Slater was recently named to the
Pro Bowl in his first season with the
Chargers. One of the only knocks on Slater in the pre-draft process was his arm length. Coincidentally, arm length appears to be an issue for Matt Rhule on a personal level as well, because he’s behaving like a football dinosaur.
To make matters worse: Rhule has almost complete control over the Panthers. The highly-coveted college coach seen as a “program builder” who turned around Temple and rebuilt Baylor, there was no shortage of teams who were interested in him. Owner David Tepper decided to make this his big marquee move, landing the coach everyone wanted and giving him the moon for it. Not only was Rhule given huge money, but he was allowed to hand-pick every aspect of his coaching staff, no matter the cost, and have a multi-million dollar analytics department built to him to execute his “modern” and “analytic” approach to football.

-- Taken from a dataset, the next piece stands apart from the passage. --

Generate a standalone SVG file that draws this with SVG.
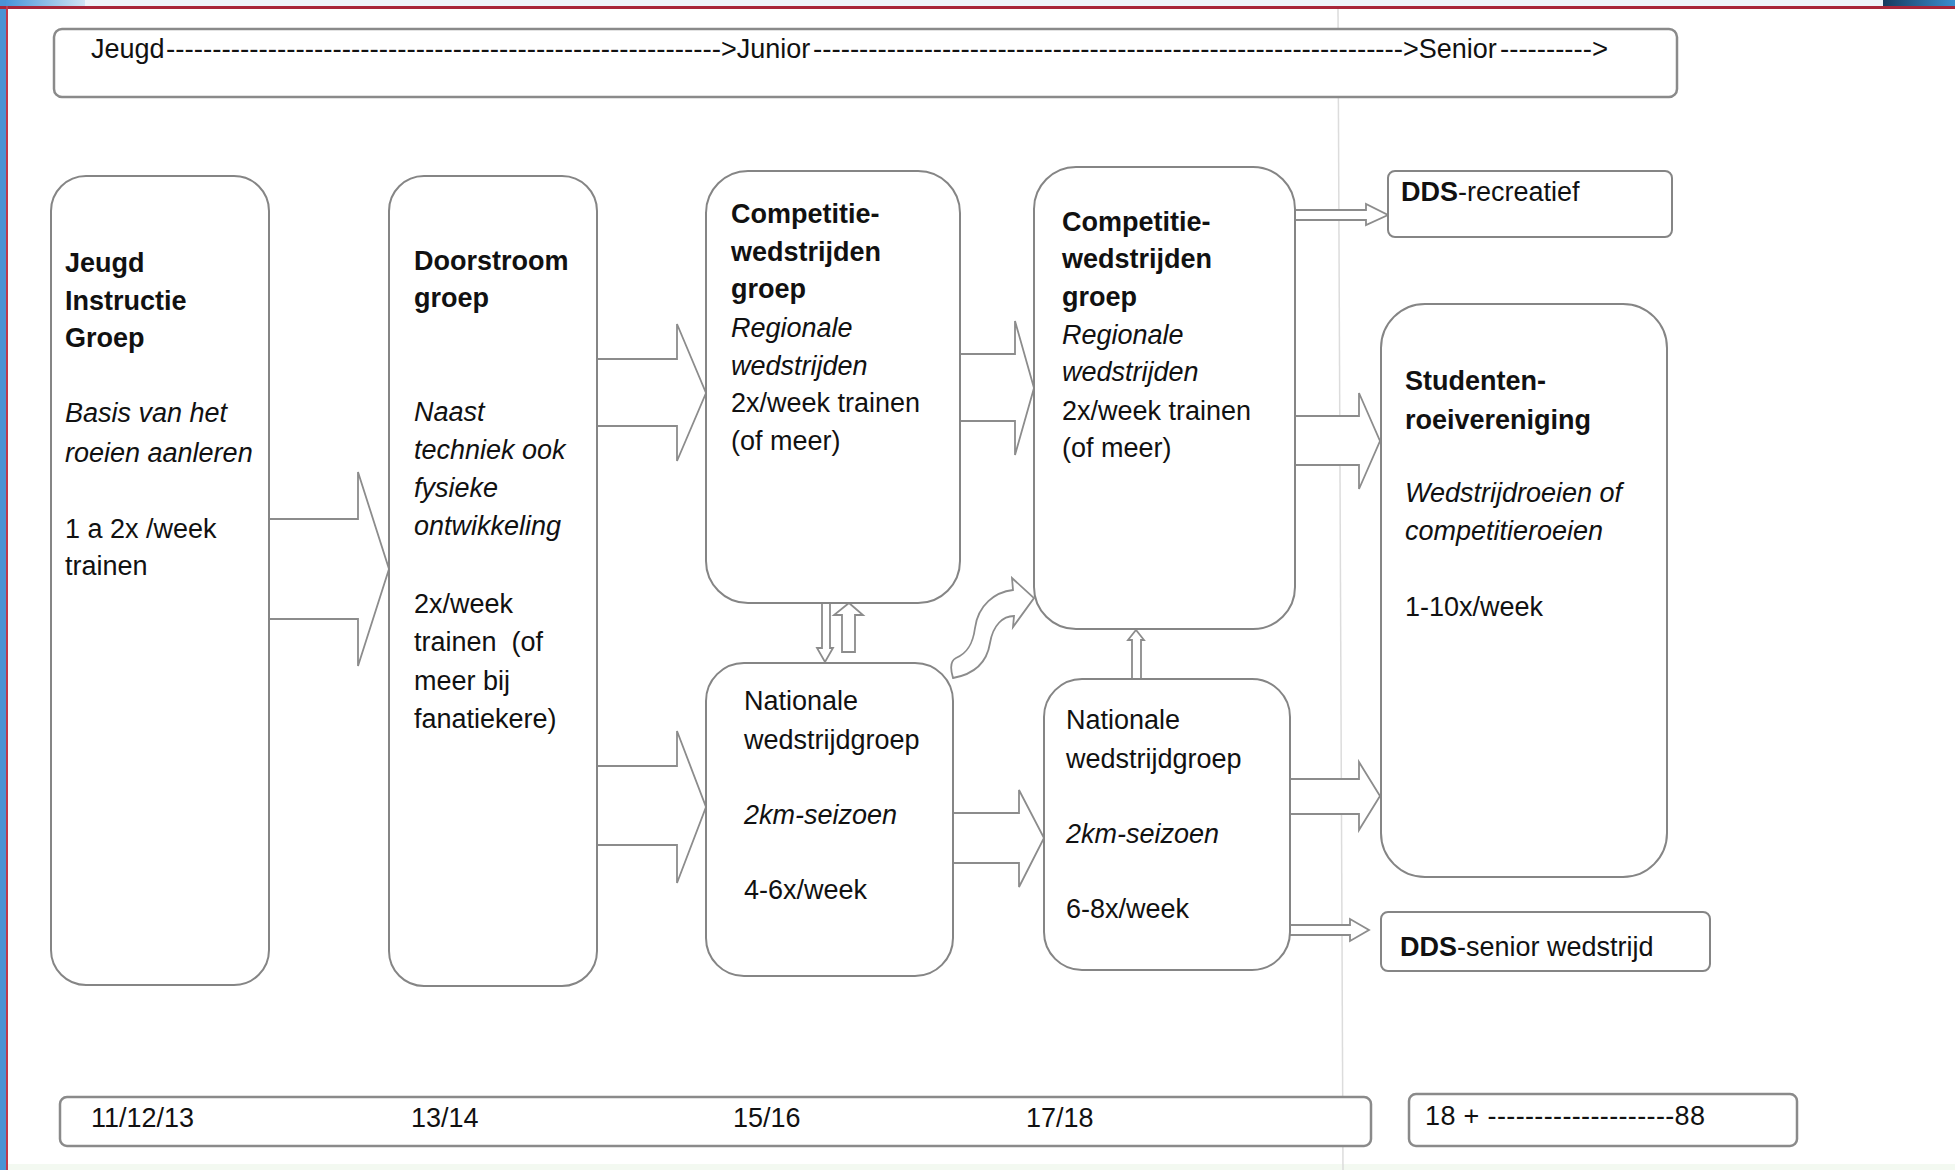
<svg xmlns="http://www.w3.org/2000/svg" width="1955" height="1170" viewBox="0 0 1955 1170">
<style>
.t{font-family:"Liberation Sans",Arial,Helvetica,sans-serif;font-size:27px;fill:#111}
.b{font-weight:bold}
.i{font-style:italic}
.box{fill:#fff;stroke:#858585;stroke-width:2}
.band{fill:#fff;stroke:#8a8a8a;stroke-width:2.5}
.arr{fill:#fff;stroke:#8c8c8c;stroke-width:1.8;stroke-linejoin:miter}
</style>
<defs>
<linearGradient id="tl" x1="0" y1="0" x2="1" y2="0"><stop offset="0" stop-color="#3f8fd6"/><stop offset="1" stop-color="#cfe4f5"/></linearGradient>
<linearGradient id="tr" x1="0" y1="0" x2="1" y2="0"><stop offset="0" stop-color="#173a5e"/><stop offset="1" stop-color="#3b8fd0"/></linearGradient>
</defs>
<rect x="0" y="0" width="1955" height="1170" fill="#fff"/>
<g id="frame">
<rect x="0" y="0" width="1955" height="7" fill="#eef4fa"/>
<rect x="0" y="0" width="85" height="7" fill="url(#tl)"/>
<rect x="1883" y="0" width="72" height="7" fill="url(#tr)"/>
<rect x="0" y="0" width="6" height="1170" fill="#4a93d4"/>
<rect x="0" y="6" width="1955" height="3" fill="#a8263a"/>
<rect x="6" y="6" width="2" height="1164" fill="#c0394a"/>
<rect x="8" y="1164" width="1947" height="6" fill="#f3f9f1"/>
<line x1="1338" y1="9" x2="1343" y2="1170" stroke="#dcdcdc" stroke-width="1.5"/>
</g>
<g id="header">
<rect class="band" x="54" y="29" width="1623" height="68" rx="8"/>
<text class="t" y="58"><tspan x="91">Jeugd</tspan><tspan x="166" textLength="555" lengthAdjust="spacingAndGlyphs">------------------------------------------------------------</tspan><tspan x="721">&gt;Junior</tspan><tspan x="813" textLength="590" lengthAdjust="spacingAndGlyphs">----------------------------------------------------------------</tspan><tspan x="1403">&gt;Senior</tspan><tspan x="1500" textLength="108" lengthAdjust="spacingAndGlyphs">----------&gt;</tspan></text>
</g>
<g id="ages">
<rect class="band" x="60" y="1097" width="1311" height="49" rx="7"/>
<text class="t" x="91" y="1127">11/12/13</text>
<text class="t" x="411" y="1127">13/14</text>
<text class="t" x="733" y="1127">15/16</text>
<text class="t" x="1026" y="1127">17/18</text>
<rect class="band" x="1409" y="1094" width="388" height="52" rx="7"/>
<text class="t" x="1425" y="1125" textLength="280" lengthAdjust="spacing">18 + --------------------88</text>
</g>
<g id="connectors">
<path id="a1" class="arr" d="M269,519 H358 V472 L389,569 L358,666 V619 H269"/>
<path id="a2" class="arr" d="M597,359 H677 V324 L706,393 L677,461 V426 H597"/>
<path id="a3" class="arr" d="M597,766 H677 V731 L706,807 L677,883 V845 H597"/>
<path id="a4" class="arr" d="M960,354 H1015 V321 L1034,388 L1015,455 V421 H960"/>
<path id="a5" class="arr" d="M953,813 H1019 V790 L1044,838 L1019,887 V863 H953"/>
<path id="a6" class="arr" d="M1295,416 H1359 V393 L1380,441 L1359,489 V465 H1295"/>
<path id="a7" class="arr" d="M1290,779 H1359 V762 L1380,796 L1359,830 V814 H1290"/>
<path id="a8" class="arr" d="M1295,210 H1366 V204 L1388,215 L1366,225 V220 H1295"/>
<path id="a9" class="arr" d="M1290,925 H1350 V919 L1369,930 L1350,941 V935 H1290"/>
<path id="a10" class="arr" d="M822,603 V648 H817 L825,662 L833,648 H830 V603"/>
<path id="a11" class="arr" d="M842,652 V615 H834 L849,603 L863,615 H855 V652 Z"/>
<path id="a12" class="arr" d="M1132,678 V640 H1128 L1136,630 L1144,640 H1141 V678"/>
<path id="a13" class="arr" d="M953,678 C950,668 950,661 956,658 C968,653 973,643 975,628 C978,605 995,592 1013,590 L1012,578 L1034,598 L1013,627 L1014,616 C1003,616 993,625 990,643 C987,662 975,674 953,678 Z"/>
</g>
<g id="n1">
<rect class="box" x="51" y="176" width="218" height="809" rx="35"/>
<text class="t b" x="65" y="272">Jeugd</text>
<text class="t b" x="65" y="310">Instructie</text>
<text class="t b" x="65" y="347">Groep</text>
<text class="t i" x="65" y="422">Basis van het</text>
<text class="t i" x="65" y="462">roeien aanleren</text>
<text class="t" x="65" y="538">1 a 2x /week</text>
<text class="t" x="65" y="575">trainen</text>
</g>
<g id="n2">
<rect class="box" x="389" y="176" width="208" height="810" rx="35"/>
<text class="t b" x="414" y="270">Doorstroom</text>
<text class="t b" x="414" y="307">groep</text>
<text class="t i" x="414" y="421">Naast</text>
<text class="t i" x="414" y="459">techniek ook</text>
<text class="t i" x="414" y="497">fysieke</text>
<text class="t i" x="414" y="535">ontwikkeling</text>
<text class="t" x="414" y="613">2x/week</text>
<text class="t" x="414" y="651" xml:space="preserve">trainen  (of</text>
<text class="t" x="414" y="690">meer bij</text>
<text class="t" x="414" y="728">fanatiekere)</text>
</g>
<g id="n3">
<rect class="box" x="706" y="171" width="254" height="432" rx="42"/>
<text class="t b" x="731" y="223">Competitie-</text>
<text class="t b" x="731" y="261">wedstrijden</text>
<text class="t b" x="731" y="298">groep</text>
<text class="t i" x="731" y="337">Regionale</text>
<text class="t i" x="731" y="375">wedstrijden</text>
<text class="t" x="731" y="412">2x/week trainen</text>
<text class="t" x="731" y="450">(of meer)</text>
</g>
<g id="n4">
<rect class="box" x="706" y="663" width="247" height="313" rx="38"/>
<text class="t" x="744" y="710">Nationale</text>
<text class="t" x="744" y="749">wedstrijdgroep</text>
<text class="t i" x="744" y="824">2km-seizoen</text>
<text class="t" x="744" y="899">4-6x/week</text>
</g>
<g id="n5">
<rect class="box" x="1034" y="167" width="261" height="462" rx="42"/>
<text class="t b" x="1062" y="231">Competitie-</text>
<text class="t b" x="1062" y="268">wedstrijden</text>
<text class="t b" x="1062" y="306">groep</text>
<text class="t i" x="1062" y="344">Regionale</text>
<text class="t i" x="1062" y="381">wedstrijden</text>
<text class="t" x="1062" y="420">2x/week trainen</text>
<text class="t" x="1062" y="457">(of meer)</text>
</g>
<g id="n6">
<rect class="box" x="1044" y="679" width="246" height="291" rx="38"/>
<text class="t" x="1066" y="729">Nationale</text>
<text class="t" x="1066" y="768">wedstrijdgroep</text>
<text class="t i" x="1066" y="843">2km-seizoen</text>
<text class="t" x="1066" y="918">6-8x/week</text>
</g>
<g id="n7">
<rect class="box" x="1388" y="171" width="284" height="66" rx="7"/>
<text class="t" x="1401" y="201"><tspan class="b">DDS</tspan>-recreatief</text>
</g>
<g id="n8">
<rect class="box" x="1381" y="304" width="286" height="573" rx="44"/>
<text class="t b" x="1405" y="390">Studenten-</text>
<text class="t b" x="1405" y="429">roeivereniging</text>
<text class="t i" x="1405" y="502">Wedstrijdroeien of</text>
<text class="t i" x="1405" y="540">competitieroeien</text>
<text class="t" x="1405" y="616">1-10x/week</text>
</g>
<g id="n9">
<rect class="box" x="1381" y="912" width="329" height="59" rx="7"/>
<text class="t" x="1400" y="956"><tspan class="b">DDS</tspan>-senior wedstrijd</text>
</g>
</svg>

Now, two years later, Rhule is on the radio saying that he wasn’t interested in drafting a player who would become a Pro Bowl left tackle because his arms were too short. This flies in the face of modern football analytics, it runs counter to the way successful teams think about NFL players. Adhering to arbitrary size figures without examining talent, technique or statistics-based data fundamentally runs counter to the “modern” approach Rhule made his bill of goods.